A quick start is just as important for teams as it is for receivers, defensive ends and running backs. Especially in NFL Europe, where the 10-game season can leave a team almost out of the running by the halfway point.

Unless of course that team is coached by Peter Vaas. In 2001, his Berlin Thunder became the first team to lose its season opener and go on to win the World Bowl. Quarterback Jonathan Quinn led the team to back-to-back must-win victories over Amsterdam in Weeks 9 and 10, and then a startling upset win over a Barcelona team that had crushed the Thunder twice in the regular season.

In 2002, Vaas went two steps better. The Thunder started the season losing its first three games (by a total of 12 points) and its best receiver. At 0-3, Vaas insisted publicly that the team would still make the World Bowl. Sure enough, it did, and again staged a major upset by beating Rhein and holding league MVP Jamal Robertson to 7 yards on five carries. Rams WR Dane Looker stepped up as Todd Husak 's go-to receiver and wound up as the World Bowl MVP with 11 catches for two touchdowns.

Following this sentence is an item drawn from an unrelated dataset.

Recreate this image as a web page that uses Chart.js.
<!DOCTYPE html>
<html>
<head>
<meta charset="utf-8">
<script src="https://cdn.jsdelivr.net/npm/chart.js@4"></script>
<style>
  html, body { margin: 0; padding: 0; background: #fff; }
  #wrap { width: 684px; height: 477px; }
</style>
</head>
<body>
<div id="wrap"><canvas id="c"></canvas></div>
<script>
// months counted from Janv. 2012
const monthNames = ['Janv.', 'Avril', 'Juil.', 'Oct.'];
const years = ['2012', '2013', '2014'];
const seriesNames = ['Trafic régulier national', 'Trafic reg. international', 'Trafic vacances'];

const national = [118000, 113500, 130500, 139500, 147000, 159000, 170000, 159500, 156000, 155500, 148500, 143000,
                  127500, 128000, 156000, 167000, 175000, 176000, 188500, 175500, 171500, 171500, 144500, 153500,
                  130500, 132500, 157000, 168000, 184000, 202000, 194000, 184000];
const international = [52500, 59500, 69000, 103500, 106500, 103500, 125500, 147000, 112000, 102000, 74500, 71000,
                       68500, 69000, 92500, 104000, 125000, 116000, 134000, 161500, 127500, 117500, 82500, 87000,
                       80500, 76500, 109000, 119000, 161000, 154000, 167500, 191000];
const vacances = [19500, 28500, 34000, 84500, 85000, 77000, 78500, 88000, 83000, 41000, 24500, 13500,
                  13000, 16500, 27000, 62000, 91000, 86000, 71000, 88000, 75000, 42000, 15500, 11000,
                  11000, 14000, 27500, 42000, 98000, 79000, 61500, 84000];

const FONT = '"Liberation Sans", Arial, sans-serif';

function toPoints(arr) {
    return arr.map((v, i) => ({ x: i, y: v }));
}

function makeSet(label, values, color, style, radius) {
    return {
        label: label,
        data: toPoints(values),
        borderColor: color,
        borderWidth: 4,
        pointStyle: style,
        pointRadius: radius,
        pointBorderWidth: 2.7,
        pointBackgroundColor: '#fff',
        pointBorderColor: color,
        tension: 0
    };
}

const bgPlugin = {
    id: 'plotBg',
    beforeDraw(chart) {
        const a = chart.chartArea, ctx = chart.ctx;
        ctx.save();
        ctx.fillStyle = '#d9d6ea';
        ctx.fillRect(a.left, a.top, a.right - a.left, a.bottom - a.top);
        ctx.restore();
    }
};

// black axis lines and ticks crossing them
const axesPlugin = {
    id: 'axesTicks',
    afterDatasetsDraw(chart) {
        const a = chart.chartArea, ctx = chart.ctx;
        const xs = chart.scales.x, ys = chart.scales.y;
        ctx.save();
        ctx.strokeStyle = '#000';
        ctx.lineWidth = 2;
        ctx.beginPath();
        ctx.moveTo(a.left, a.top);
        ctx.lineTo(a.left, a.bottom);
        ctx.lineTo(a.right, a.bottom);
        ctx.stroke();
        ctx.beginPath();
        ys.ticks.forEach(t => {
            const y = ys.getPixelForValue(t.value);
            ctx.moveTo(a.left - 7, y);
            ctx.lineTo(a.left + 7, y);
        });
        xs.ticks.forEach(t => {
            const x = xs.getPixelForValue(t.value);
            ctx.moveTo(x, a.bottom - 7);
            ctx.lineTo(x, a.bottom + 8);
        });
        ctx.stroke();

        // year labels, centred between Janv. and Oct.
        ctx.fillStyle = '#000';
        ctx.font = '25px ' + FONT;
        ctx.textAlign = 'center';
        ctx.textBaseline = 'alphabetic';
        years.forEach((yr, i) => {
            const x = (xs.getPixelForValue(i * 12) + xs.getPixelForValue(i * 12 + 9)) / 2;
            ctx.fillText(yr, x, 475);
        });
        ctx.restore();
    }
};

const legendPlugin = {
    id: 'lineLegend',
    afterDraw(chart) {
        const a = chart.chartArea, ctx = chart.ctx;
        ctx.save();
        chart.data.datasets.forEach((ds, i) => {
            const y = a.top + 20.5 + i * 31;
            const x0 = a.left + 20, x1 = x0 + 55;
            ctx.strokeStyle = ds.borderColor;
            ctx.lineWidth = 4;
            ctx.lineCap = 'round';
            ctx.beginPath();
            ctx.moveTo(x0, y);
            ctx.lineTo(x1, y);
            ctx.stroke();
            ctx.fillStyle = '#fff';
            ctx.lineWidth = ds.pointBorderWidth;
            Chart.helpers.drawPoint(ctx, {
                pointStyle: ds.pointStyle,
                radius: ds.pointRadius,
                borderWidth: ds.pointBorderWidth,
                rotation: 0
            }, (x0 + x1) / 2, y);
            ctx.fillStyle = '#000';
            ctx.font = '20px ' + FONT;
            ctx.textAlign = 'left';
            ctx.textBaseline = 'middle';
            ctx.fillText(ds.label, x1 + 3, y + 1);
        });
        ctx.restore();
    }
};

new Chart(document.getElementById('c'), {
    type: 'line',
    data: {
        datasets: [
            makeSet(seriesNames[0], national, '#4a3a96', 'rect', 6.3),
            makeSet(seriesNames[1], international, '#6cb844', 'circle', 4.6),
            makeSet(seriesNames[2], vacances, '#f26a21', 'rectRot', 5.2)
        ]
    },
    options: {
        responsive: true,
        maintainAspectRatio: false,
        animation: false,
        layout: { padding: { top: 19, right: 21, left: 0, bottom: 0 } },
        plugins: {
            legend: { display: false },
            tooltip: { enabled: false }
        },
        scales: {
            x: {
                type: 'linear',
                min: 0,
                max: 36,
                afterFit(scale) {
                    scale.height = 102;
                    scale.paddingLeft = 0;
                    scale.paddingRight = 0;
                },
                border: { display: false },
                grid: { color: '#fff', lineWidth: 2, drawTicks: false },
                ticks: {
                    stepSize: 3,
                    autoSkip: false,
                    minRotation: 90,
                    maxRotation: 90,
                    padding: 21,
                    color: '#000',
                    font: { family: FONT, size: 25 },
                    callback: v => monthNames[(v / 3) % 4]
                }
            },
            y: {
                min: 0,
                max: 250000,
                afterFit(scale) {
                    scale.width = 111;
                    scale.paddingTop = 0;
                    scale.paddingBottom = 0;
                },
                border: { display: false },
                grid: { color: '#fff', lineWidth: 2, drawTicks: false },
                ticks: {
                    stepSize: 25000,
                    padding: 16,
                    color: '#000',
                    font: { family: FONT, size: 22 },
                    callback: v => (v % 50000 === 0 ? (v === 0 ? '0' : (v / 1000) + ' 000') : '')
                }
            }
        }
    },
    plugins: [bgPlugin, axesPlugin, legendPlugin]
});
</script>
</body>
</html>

So far, Vaas hasn't been able to repeat that success in Cologne, but he says he'd much prefer a quick start. "Who wouldn't?" he laughed. "But sometimes it takes those extra weeks for your team to gel, especially your offense."

Hamburg's Jack Bicknell agrees. "Usually, defenses are ahead of offenses in the early weeks, but there's a caveat. Sometimes, if you hit one or two big plays against a team relying on its 'D,' you can leave them in a position where they can't catch up."

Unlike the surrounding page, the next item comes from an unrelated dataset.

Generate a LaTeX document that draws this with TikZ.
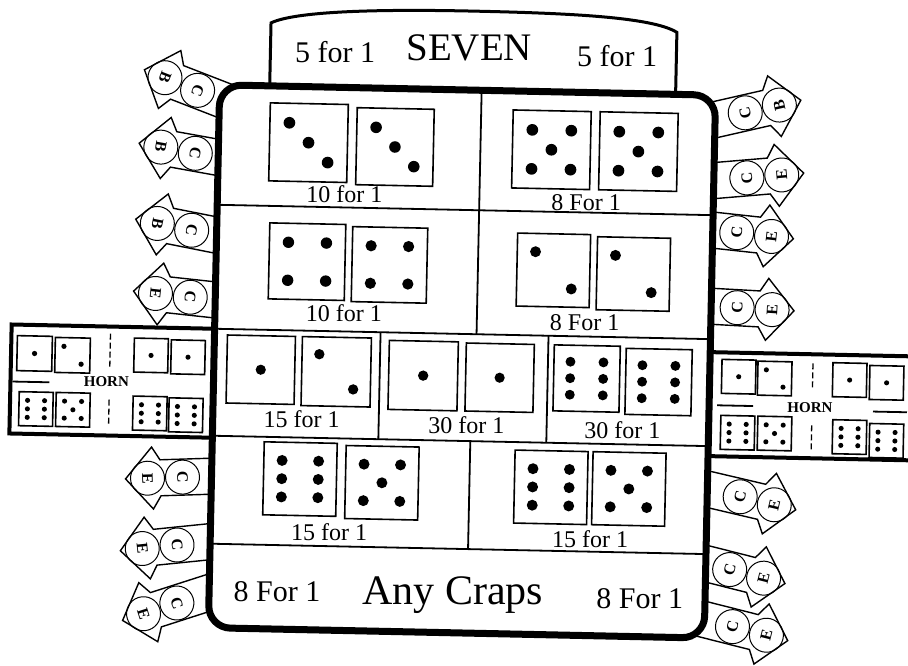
\documentclass[tikz,border=0pt]{standalone}
\usepackage{fontspec}
\setmainfont{Liberation Serif}

% pip places on a unit die, x/y measured from the top left corner
\newcommand{\pipsi}{.5/.5}
\newcommand{\pipsii}{.25/.25,.75/.75}
\newcommand{\pipsiii}{.25/.25,.5/.5,.75/.75}
\newcommand{\pipsiv}{.25/.25,.75/.25,.25/.75,.75/.75}
\newcommand{\pipsv}{.25/.25,.75/.25,.5/.5,.25/.75,.75/.75}
\newcommand{\pipsvi}{.25/.25,.25/.5,.25/.75,.75/.25,.75/.5,.75/.75}

% \dieface{x}{y}{size}{pips}
\newcommand{\dieface}[4]{%
  \begin{scope}[shift={(#1,#2)}, x=#3pt, y=-#3pt]
    \draw[diceline] (0,0) rectangle (1,1);
    \expandafter\let\expandafter\piplist\csname pips\romannumeral#4\endcsname
    \foreach \px/\py in \piplist {\fill (\px,\py) circle (.075);}
  \end{scope}}

% \cearrow{name}{x}{y}{direction}{outer letter}, x/y is the centre of the C ring
\newcommand{\cearrow}[5]{%
  \begin{scope}[shift={(#2,#3)}, rotate=#4]
    \draw[cebody] (-70,18) -- (22,18) -- (30,31) -- (57,0) -- (30,-31) -- (22,-18) -- (-70,-18) -- cycle;
    \draw[cering] (0,0) circle (17);
    \draw[cering] (35,0) circle (17);
    \node[ringtext] (#1c) at (0,0) {C};
    \node[ringtext] (#1e) at (35,0) {#5};
  \end{scope}}

\begin{document}
\begin{tikzpicture}[x=1pt, y=-1pt,
    boardline/.style={line width=7pt, rounded corners=22pt, fill=white},
    bannerline/.style={line width=3pt, fill=white},
    hornbox/.style={line width=4pt, fill=white},
    rowline/.style={line width=1.8pt},
    diceline/.style={line width=1.6pt},
    hornsplit/.style={line width=1.3pt, dash pattern=on 6pt off 3pt},
    cebody/.style={line width=1.4pt, fill=white, line join=miter},
    cering/.style={line width=1pt},
    ringtext/.style={font=\bfseries\fontsize{16}{16}\selectfont, inner sep=0pt, transform shape, rotate=90},
    odds/.style={font=\fontsize{24}{26}\selectfont, anchor=base, inner sep=0pt},
    bigodds/.style={font=\fontsize{30}{32}\selectfont, anchor=base, inner sep=0pt},
    bigtext/.style={font=\fontsize{39}{41}\selectfont, anchor=base, inner sep=0pt},
    horntext/.style={font=\bfseries\fontsize{15}{15}\selectfont, anchor=base, inner sep=0pt}]

  \path[use as bounding box, clip] (0,0) rectangle (908,666);
  \fill[white] (0,0) rectangle (908,666);

  \begin{scope}[rotate around={-1.2:(465,360)}]

  % SEVEN banner behind the board
  \draw[bannerline] (264,100) -- (264,27) .. controls (290,14) and (380,11) .. (462,11)
    .. controls (560,11) and (645,13) .. (670,28) -- (670,100);
  \node[bigodds] (sevenL) at (329,65) {5 for 1};
  \node[bigtext] (seven) at (463,60) {SEVEN};
  \node[bigodds] (sevenR) at (611,63) {5 for 1};

  % horn boxes, left and right
  \draw[hornbox] (11,334) rectangle (230,443); % Draws a rectangle
  \draw[hornbox] (700,347) rectangle (930,451); % Draws a rectangle
  \draw[rowline] (13,391) -- (50,391);
  \draw[rowline] (718,400) -- (754,400);
  \draw[rowline] (874,403) -- (908,403);
  \draw[hornsplit] (110,341) -- (110,374);
  \draw[hornsplit] (110,407) -- (110,432);
  \draw[hornsplit] (813,356) -- (813,380);
  \draw[hornsplit] (813,418) -- (813,443);
  \node[horntext] (hornL) at (107,394) {HORN};
  \node[horntext] (hornR) at (811,405) {HORN};
  \dieface{17}{345}{35}{1} \dieface{55}{346}{35}{2}
  \dieface{134}{345}{34}{1} \dieface{171}{346}{34}{1}
  \dieface{20}{401}{34}{6} \dieface{57}{401}{34}{5}
  \dieface{134}{403}{34}{6} \dieface{170}{404}{34}{6}
  \dieface{722}{354}{34}{1} \dieface{758}{355}{34}{2}
  \dieface{833}{355}{34}{1} \dieface{870}{357}{34}{1}
  \dieface{722}{410}{34}{6} \dieface{759}{410}{34}{5}
  \dieface{834}{412}{34}{6} \dieface{871}{415}{34}{6}

  % C and E arrows
  \cearrow{ceLa}{192}{96}{160}{B}
  \cearrow{ceLb}{191}{159}{171}{B}
  \cearrow{ceLc}{189}{236}{170}{B}
  \cearrow{ceLd}{189}{303}{175}{E}
  \cearrow{ceLe}{185}{483}{183}{E}
  \cearrow{ceLf}{181}{551}{187}{E}
  \cearrow{ceLg}{182}{609}{199}{E}
  \cearrow{ceRa}{740}{107}{14}{B}
  \cearrow{ceRb}{743}{172}{6}{E}
  \cearrow{ceRc}{734}{227}{-5}{E}
  \cearrow{ceRd}{736}{302}{-2}{E}
  \cearrow{ceRe}{743}{491}{-12}{E}
  \cearrow{ceRf}{734}{564}{-13}{E}
  \cearrow{ceRg}{738}{621}{-13}{E}

  % the board
  \draw[boardline] (214,90) rectangle (710,633); % Draws a rectangle
  \draw[rowline] (214,210) -- (710,210);
  \draw[rowline] (214,334) -- (710,334);
  \draw[rowline] (214,441) -- (710,441);
  \draw[rowline] (214,549) -- (710,549);
  \draw[rowline] (476,90) -- (476,334);
  \draw[rowline] (380,334) -- (380,441);
  \draw[rowline] (548,334) -- (548,441);
  \draw[rowline] (472,441) -- (472,549);

  % hard ways and the rest
  \dieface{265}{107}{78}{3} \dieface{352}{110}{77}{3}
  \dieface{508}{109}{78}{5} \dieface{595}{109}{78}{5}
  \node[odds] (hardsix) at (341,205) {10 for 1};
  \node[odds] (hardten) at (583,208) {8 For 1};

  \dieface{267}{227}{76}{4} \dieface{350}{229}{75}{4}
  \dieface{515}{232}{73}{2} \dieface{595}{234}{73}{2}
  \node[odds] (hardeight) at (343,324) {10 for 1};
  \node[odds] (hardfour) at (584,328) {8 For 1};

  \dieface{227}{340}{68}{1} \dieface{302}{340}{69}{2}
  \dieface{389}{342}{69}{1} \dieface{466}{343}{68}{1}
  \dieface{554}{343}{66}{6} \dieface{626}{345}{66}{6}
  \node[odds] (three) at (303,431) {15 for 1};
  \node[odds] (two) at (468,433) {30 for 1};
  \node[odds] (twelve) at (624,435) {30 for 1};

  \dieface{266}{446}{73}{6} \dieface{348}{448}{73}{5}
  \dieface{517}{449}{73}{6} \dieface{595}{449}{73}{5}
  \node[odds] (elevenL) at (333,543) {15 for 1};
  \node[odds] (elevenR) at (594,545) {15 for 1};

  \node[bigodds] (crapsL) at (282,605) {8 For 1};
  \node[font=\fontsize{42}{44}\selectfont, anchor=base, inner sep=0pt] (craps) at (458,605) {Any Craps};
  \node[bigodds] (crapsR) at (645,605) {8 For 1};

  \end{scope}
\end{tikzpicture}
\end{document}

Bicknell points to the success his Barcelona teams often had against Rhein early in the year. "We had hardly hit to that point and Rhein were always ready to play, under Galen Hall or Pete Kuharcek. But they'd make one or two early-season mistakes, we'd take advantage, and hang on for the win."

More often, however, the teams that succeed early in Europe are the ones who have put together a strong running game. Last year, it was Frankfurt with Skip Hicks and Leonard Henry (before Henry's season-ending injury). In 2003, the Scottish Claymores scored 62 points on opening day behind Ken Simonton and San Francisco's Maurice Hicks. It was Jamal Robertson for Rhein in 2002, and Mike Green in Barcelona in 2001.

Oddly enough, the teams with the strong starts haven't always been able to deliver at the finish, and that goes all the way back to 1995, when the 9-1 Amsterdam Admirals lost to the 6-4 Frankfurt Galaxy, with Paul Justin at quarterback.

Amsterdam coach Al Luginbill would have to wait for the one season of the XFL to finally lift a trophy.

In 1997, the 5-5 Dragons beat the 7-3 Fire in the championship, behind Jon Kitna's passing. The '99 Galaxy stopped Lawrence Phillips, Brian Finneran and Todd Bouman's Dragons. And the 2001 Dragons, with Green in the Phillips role as the league's leading rusher and MVP, were beaten by Quinn's Thunder.

It could be called late-season syndrome. In the NFL, if you start the season 0-8 but then go 8-0, you'll get a contract extension. But if you start 8-0, then go 0-8 and miss the postseason, you'll get fired. Both teams finished 8-8, but momentum is everything.

And that's true in the big games too. A team that has had steady success all season long is more likely to get caught in a pattern, to be reliant on the things that worked all season. We all know that even the most successful system can be stopped in a single game by a combination of big plays, a smart game plan, or just plain luck. So it's really no surprise that teams that dominate the regular season often get beaten by the team that has peaked at just the right time. Particularly because it's easier to seem dominant in a 10-game season, than over the course of 16 games in 17 weeks. It's more a drag race, than the Indy 500. So which is better, clinching early or coming on strong late? Just ask Vaas: "I'd rather get there 10-0 and have fewer gray hairs."

The season starts with three games on Saturday, April 2.